Introduzione
In un’epoca dominata dall’automazione e dall’informazione istantanea, la vera frontiera della libertà non è più politica né economica, ma cognitiva.
Essere liberi significa oggi preservare la capacità di pensare autonomamente, di discernere il vero dal plausibile, di rifiutare l’obbedienza cieca alla macchina o al consenso.
L’intelligenza — intesa non come accumulo di nozioni, ma come facoltà di giudizio e di connessione — è l’ultimo spazio in cui la dignità umana può resistere all’addomesticamento sistemico.
1. Dalla conoscenza come potere alla conoscenza come responsabilità
Francis Bacon affermava che “sapere è potere”.

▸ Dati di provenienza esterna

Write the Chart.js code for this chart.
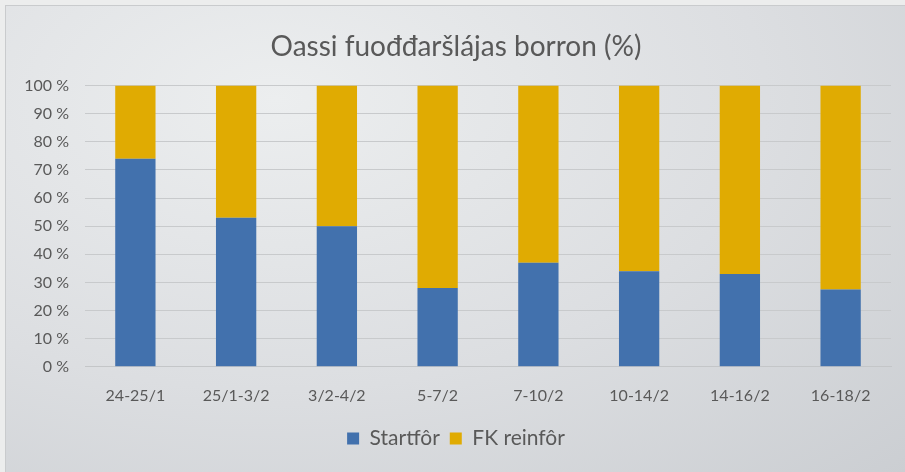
<!DOCTYPE html>
<html>
<head>
<meta charset="utf-8">
<script src="https://cdn.jsdelivr.net/npm/chart.js@4"></script>
<style>
  html, body { margin: 0; padding: 0; }
  body {
    width: 905px; height: 472px; overflow: hidden;
    background: #eceded;
  }
  #wrap {
    position: absolute; left: 5px; top: 5px; width: 900px; height: 467px;
    background: radial-gradient(ellipse at 30% 20%, #eceeef 0%, #dcdee1 55%, #cbced2 100%);
    border-left: 1px solid #c9cbcd; border-top: 1px solid #c9cbcd;
  }
  #chart { position: absolute; left: -5px; top: -5px; }
</style>
</head>
<body>
<div id="wrap"><canvas id="chart" width="905" height="472"></canvas></div>
<script>
// Periods (x axis)
const categories = ['24-25/1', '25/1-3/2', '3/2-4/2', '5-7/2', '7-10/2', '10-14/2', '14-16/2', '16-18/2'];
// Share per feed type, %
const startforValues = [74, 53, 50, 28, 37, 34, 33, 27.5];
const fkValues = [26, 47, 50, 72, 63, 66, 67, 72.5];
const yTicks = [0, 10, 20, 30, 40, 50, 60, 70, 80, 90, 100];

const FONT = 'Lato, "Open Sans", sans-serif';
const TXT = '#595959';

document.addEventListener('DOMContentLoaded', () => {
    const ctx = document.getElementById('chart').getContext('2d');

    new Chart(ctx, {
        type: 'bar',
        data: {
            labels: categories,
            datasets: [{
                label: 'Startfôr',
                data: startforValues,
                backgroundColor: '#4271ad'
            }, {
                label: 'FK reinfôr',
                data: fkValues,
                backgroundColor: '#e0ab02'
            }]
        },
        options: {
            responsive: false,
            animation: false,
            layout: { padding: { left: 20, right: 15, top: 29, bottom: 14 } },
            datasets: {
                bar: { barPercentage: 0.4, categoryPercentage: 1.0 }
            },
            plugins: {
                title: {
                    display: true,
                    text: 'Oassi fuođđaršlájas borron (%)',
                    color: TXT,
                    font: { family: FONT, size: 28, weight: 'normal' },
                    padding: { top: 0, bottom: 22 }
                },
                legend: {
                    position: 'bottom',
                    labels: {
                        color: TXT,
                        font: { family: FONT, size: 21 },
                        boxWidth: 12, boxHeight: 12,
                        padding: 10
                    }
                },
                tooltip: { enabled: false }
            },
            scales: {
                x: {
                    stacked: true,
                    grid: { display: false },
                    border: { display: true, color: '#c4c6c8' },
                    afterFit: (axis) => { axis.height += 2; },
                    ticks: { color: TXT, font: { family: FONT, size: 16 }, maxRotation: 0, padding: 11 }
                },
                y: {
                    stacked: true,
                    min: 0, max: 100,
                    afterBuildTicks: (axis) => { axis.ticks = yTicks.map(v => ({ value: v })); },
                    afterFit: (axis) => { axis.width = 64; },
                    grid: { color: '#c8cacc', drawTicks: false },
                    border: { display: false },
                    ticks: {
                        color: TXT,
                        font: { family: FONT, size: 16 },
                        padding: 16,
                        callback: (v) => v + ' %'
                    }
                }
            }
        }
    });
});
</script>
</body>
</html>
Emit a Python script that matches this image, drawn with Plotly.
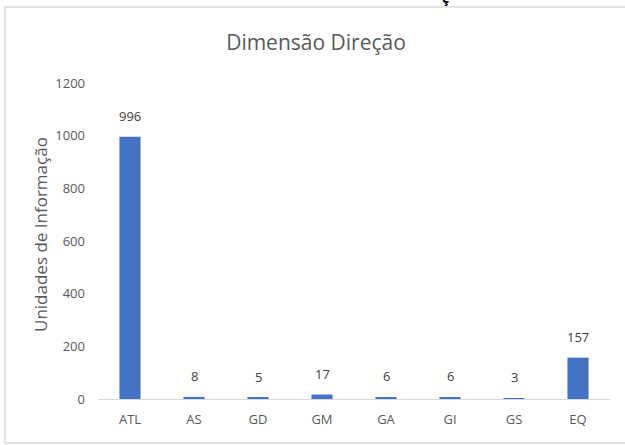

Ma nel XXI secolo questo motto deve essere rovesciato: sapere è responsabilità.
L’accesso illimitato alle informazioni non genera automaticamente libertà; può, anzi, produrre nuove forme di dipendenza e di delega.
La cultura digitale ha trasformato il pensiero in servizio, la ricerca in consumo, la conoscenza in dato estratto.
L’intelligenza autentica, invece, non si misura in velocità o produttività, ma nella capacità di sostenere la complessità senza cedere alla semplificazione.
«Pensare è un atto pericoloso. Ecco perché pochi lo fanno.»
— Hannah Arendt, Vita activa, 1958
2. Intelligenza artificiale e delega cognitiva
La diffusione dell’intelligenza artificiale segna il punto di massimo rischio per l’autonomia del pensiero.
Le macchine non rubano solo il lavoro: sottraggono il compito di comprendere.
Ogni volta che affidiamo una decisione, una valutazione o un’interpretazione a un algoritmo, riduciamo la nostra facoltà di giudizio e abbandoniamo una parte della nostra libertà.
Il pericolo non sta nella macchina che pensa, ma nell’uomo che smette di farlo.
La delega cognitiva, giustificata dall’efficienza, produce un lento disarmo intellettuale, un’anestesia dello spirito critico che prepara la società alla manipolazione.
3. L’intelligenza come atto etico
L’intelligenza non è solo una facoltà, ma una postura morale.
Richiede disciplina, umiltà e coraggio: la disciplina per ascoltare la realtà, l’umiltà per riconoscere i propri limiti, il coraggio per dissentire.
Essa è, in ultima analisi, un atto di resistenza contro la banalità del pensiero dominante.
| Virtù | Descrizione | Opposto |
|---|---|---|
| Discernimento | Distinguere tra complessità e caos | Reattività |
| Consapevolezza | Comprendere il contesto prima di agire | Superficialità |
| Autonomia | Mantenere il giudizio indipendente | Conformismo |
Pensare è un atto politico e spirituale insieme: è ciò che impedisce all’uomo di ridursi a ingranaggio di un sistema.
Conclusione
L’intelligenza, nella sua forma più alta, è una forma di libertà interiore che nessun algoritmo può sostituire.
Non è privilegio di pochi, ma diritto e dovere di chi rifiuta di essere pensato da altri.
Coltivarla significa mantenere vivo il principio primo dell’umanità: la capacità di dare senso al mondo, invece di lasciarselo imporre.
Bibliografia essenziale
- Hannah Arendt (1958), Vita activa, Bompiani.
- Edgar Morin (1999), La testa ben fatta, Raffaello Cortina.
- Simone Weil (1949), La pesantezza e la grazia, Adelphi.
- Byung-Chul Han (2012), La società della stanchezza, Nottetempo.